I also explained the sequence of events leading to that foreign-influenced but domestically driven regime change in a detailed interview that I gave to Pakistani media over the summer, which can be read here. Taken together, the three trends of: India proudly reaffirming its strategic autonomy in what can indisputably be described as the New Cold War after President Putin’s historic speech last Friday (which amounted to a global revolutionary manifesto); Pakistan’s US-backed post-modern coup regime actively reaching out to America; and that declining unipolar hegemon deciding to “balance” both regional partners, collectively accelerate South Asia’s grand strategic reorientation.

I wrote about the global consequences of these shifts, which can be summarized as India working more closely with its Russian and Chinese partners in the RIC core of BRICS to gradually reform International Relations in a multipolar direction while Pakistan’s post-modern coup regime prepare to collude with the US to obstruct the fruits of their cooperation, in an extensive analysis that can be read here. In brief, the resultant friction is turning South Asia into perhaps the most significant theater of the New Cold War when it comes to determining the course of the global systemic transition. Simply put, the future of the world order is disproportionately being determined in this part of the supercontinent.

GZERO Media’s article leaves readers with the impression that while the US is indeed turning to Pakistan as its “Plan B” in response to India refusing to condemn and sanction Russia, the policy of which I describe as this Great Power declining to unilaterally concede on its objective national interests and thus voluntarily submit to becoming America’s “junior partner”, Washington isn’t really trying to punish Delhi so much as restore some sense of strategic balance to South Asia. In other words, India is misportrayed as behaving irresponsibly, which supposedly prompted the US to more actively engage with what’s spun as the comparatively more responsible authorities in Pakistan.

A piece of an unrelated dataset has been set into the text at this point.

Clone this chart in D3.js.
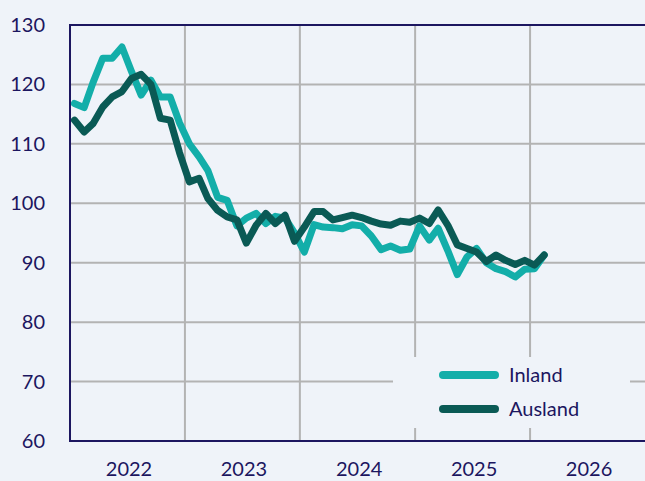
<!DOCTYPE html>
<html>
<head>
<meta charset="utf-8">
<script src="https://cdn.jsdelivr.net/npm/d3@7"></script>
<style>
  body { margin: 0; background: #eff3f9; }
  svg { display: block; font-family: "Source Sans Pro", "Lato", "Noto Sans", sans-serif; }
</style>
</head>
<body>
<div id="chart"></div>
<script>
// monthly values, Jan 2022 .. Feb 2026
var startMonth = "2022-01";
var inland = [116.8, 116.1, 120.3, 124.4, 124.4, 126.3, 122.2, 118.2, 120.7, 117.9, 117.9, 113.5,
              110.0, 107.8, 105.5, 101.0, 100.5, 96.2, 97.5, 98.3, 96.6, 97.8, 97.5, 95.0,
              91.8, 96.4, 96.0, 95.9, 95.7, 96.4, 96.2, 94.5, 92.2, 92.8, 92.1, 92.3,
              96.2, 93.8, 95.8, 92.0, 88.0, 91.0, 92.4, 90.0, 89.0, 88.5, 87.6, 88.9,
              89.0, 91.3];
var ausland = [114.0, 112.0, 113.4, 116.2, 117.9, 118.8, 121.0, 121.7, 120.0, 114.3, 114.0, 108.5,
               103.6, 104.2, 100.8, 98.8, 97.7, 97.2, 93.3, 96.3, 98.3, 96.6, 98.0, 93.6,
               96.0, 98.6, 98.6, 97.2, 97.6, 98.0, 97.6, 97.0, 96.5, 96.3, 97.0, 96.8,
               97.5, 96.6, 98.9, 96.3, 93.0, 92.4, 91.8, 90.2, 91.3, 90.4, 89.7, 90.4,
               89.6, 91.3];
var yTicks = [60, 70, 80, 90, 100, 110, 120, 130];
var years = [2022, 2023, 2024, 2025, 2026];
var seriesNames = ["Inland", "Ausland"];
var seriesColors = ["#13aea9", "#0a5a55"];

var W = 645, H = 481;
var margin = {top: 25, right: 0, bottom: 40, left: 70};
var navy = "#1c1660", grid = "#b3b3b3", bg = "#eff3f9";

var svg = d3.select("#chart").append("svg").attr("width", W).attr("height", H);
svg.append("rect").attr("width", W).attr("height", H).attr("fill", bg);

var parse = d3.timeParse("%Y-%m");
var t0 = parse(startMonth);
function monthDate(i) {
  var d = d3.timeMonth.offset(t0, i);
  return d3.timeDay.offset(d, 14);
}

var x = d3.scaleTime()
  .domain([new Date(2022, 0, 1), new Date(2027, 0, 1)])
  .range([margin.left, W - margin.right]);
var y = d3.scaleLinear().domain([60, 130]).range([H - margin.bottom, margin.top]);

// grid
svg.append("g").selectAll("line").data(yTicks.slice(1, -1)).join("line")
  .attr("x1", margin.left).attr("x2", W)
  .attr("y1", d => y(d)).attr("y2", d => y(d))
  .attr("stroke", grid).attr("stroke-width", 2);
svg.append("g").selectAll("line").data(years.slice(1)).join("line")
  .attr("x1", d => x(new Date(d, 0, 1))).attr("x2", d => x(new Date(d, 0, 1)))
  .attr("y1", margin.top).attr("y2", H - margin.bottom)
  .attr("stroke", grid).attr("stroke-width", 2);

// top border
svg.append("line").attr("x1", margin.left - 1).attr("x2", W)
  .attr("y1", y(130)).attr("y2", y(130)).attr("stroke", navy).attr("stroke-width", 2);

// y axis labels
svg.append("g").selectAll("text").data(yTicks).join("text")
  .attr("x", 45).attr("y", d => y(d)).attr("dy", "0.35em")
  .attr("text-anchor", "end").attr("fill", navy).attr("font-size", 20)
  .text(d => d);

// x axis labels, centred in each year
svg.append("g").selectAll("text").data(years).join("text")
  .attr("x", d => x(new Date(d, 6, 1)) + 2).attr("y", 476)
  .attr("text-anchor", "middle").attr("fill", navy).attr("font-size", 20)
  .text(d => d);

// lines
var line = d3.line().x((d, i) => x(monthDate(i))).y(d => y(d));
[inland, ausland].forEach(function(s, k) {
  svg.append("path").datum(s)
    .attr("d", line)
    .attr("fill", "none")
    .attr("stroke", seriesColors[k])
    .attr("stroke-width", 7)
    .attr("stroke-linejoin", "round")
    .attr("stroke-linecap", "round");
});

// legend
var lg = svg.append("g");
lg.append("rect").attr("x", 393).attr("y", 357).attr("width", 237).attr("height", 71).attr("fill", bg);
seriesNames.forEach(function(n, k) {
  var yy = 375 + k * 34;
  lg.append("line").attr("x1", 443).attr("x2", 495).attr("y1", yy).attr("y2", yy)
    .attr("stroke", seriesColors[k]).attr("stroke-width", 8).attr("stroke-linecap", "round");
  lg.append("text").attr("x", 509).attr("y", yy).attr("dy", "0.35em")
    .attr("fill", navy).attr("font-size", 20).text(n);
});

// axes lines
svg.append("line").attr("x1", margin.left).attr("x2", margin.left)
  .attr("y1", margin.top - 1).attr("y2", H - margin.bottom + 1).attr("stroke", navy).attr("stroke-width", 2);
svg.append("line").attr("x1", margin.left - 1).attr("x2", W)
  .attr("y1", H - margin.bottom).attr("y2", H - margin.bottom).attr("stroke", navy).attr("stroke-width", 2);
</script>
</body>
</html>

The reality is actually very different no matter how compelling the explanation shared by GZERO Media’s partially USG-financed experts might speciously seem. Far from trying to restore strategic balance in South Asia, the US is trying to subvert it through the successful “poaching” of Pakistan via the post-modern coup that it orchestrated in early April as punishment for former Prime Minister Imran Khan’s independent foreign policy (and especially the Russian dimension thereof that I described here). This was driven by the desire to subvert the combined impact of his and Indian Prime Minister Narendra Modi’s multipolar grand strategies on their geostrategic region.

After successfully neutralizing the Pakistani part of these larger processes that it considered to be a latent threat to its already declining unipolar hegemony over the international system, the US then began working to influence that country to return to its traditional role in South Asia as an American proxy. This has thus far taken the form of the post-modern coup regime informally agreeing to allow US drones to transit through its airspace en route to Afghanistan, not to mention drastically decelerating the pace of its previously rapid rapprochement with Russia over the past half-decade that I described in a summer 2020 article for a top Russian think tank here and in my fall 2022 MGIMO PhD. here.

The next phase of this America’s envisaged grand strategic reorientation in South Asia is already in progress, and that concerns strengthening conventional military cooperation between it and Pakistan, particularly through the contentious revival of the previously scrapped F-16 deal that’s irked India and prompted credible suspicions from Delhi that this is part of an emerging US containment plot against it. Nevertheless, America also wants to continue closely cooperating with India on military-strategic matters related to their shared concerns over China’s rise, ergo why their top diplomats just reaffirmed their desire to further elevate their relations.

Even so, however, I recently argued that “The Ukrainian Conflict Might Have Already Derailed China’s Superpower Trajectory” due to four primary reasons that are elaborated on in the preceding hyperlink. These will lead to India’s distrust of China becoming less upon the People’s Republic recalibrating its present superpower-aspiring grand strategy to settle for becoming the most economically powerful Great Power in a system of complex multipolarity (“multiplexity”) instead. That outcome will make the growing military-strategic importance of Indian-US ties moot, especially if India and China reach a “new normal” in their relations that results in them jointly cooperating to build the Asian Century.

That last-mentioned concept refers to the multipolar future that those Asian Great Powers’ representatives reaffirmed their interest in pioneering back in late August. It implies a comprehensive improvement of their bilateral relations so that their somewhat unfriendly, harsh, and hostile zero-sum competition with each other transforms into a friendly, gentle, and non-hostile mutually beneficial one instead. This scenario trajectory is inadvertently being accelerated by the US’ “Plan B” of returning to its traditional reliance on a Pakistani puppet state as its platform for exerting regional hegemon instead of being offset by what GZERO Media’s partially USG-funded experts misportray as a “balancing act”.

Those observers that are aware of these strategic dynamics as they objectively exist will therefore likely reach a different conclusion than the one suggested in the article that was just analyzed in the present piece. Far from trying to “balance” South Asia, the US is actively seeking to destabilize it by speeding up the region’s grand strategic reorientation that it envisages resulting in Pakistan’s transformation from the “Zipper of Eurasia” for facilitating multipolarity to the “Faultline of Eurasia” for obstructing it. The trade-off is that the more that America moves everything in this direction, the more likely it is that India will comprehensively strengthen its cooperation with Russia and China, which could ultimately lead to serious friction in this part of the world as the global systemic transition continues to unfold.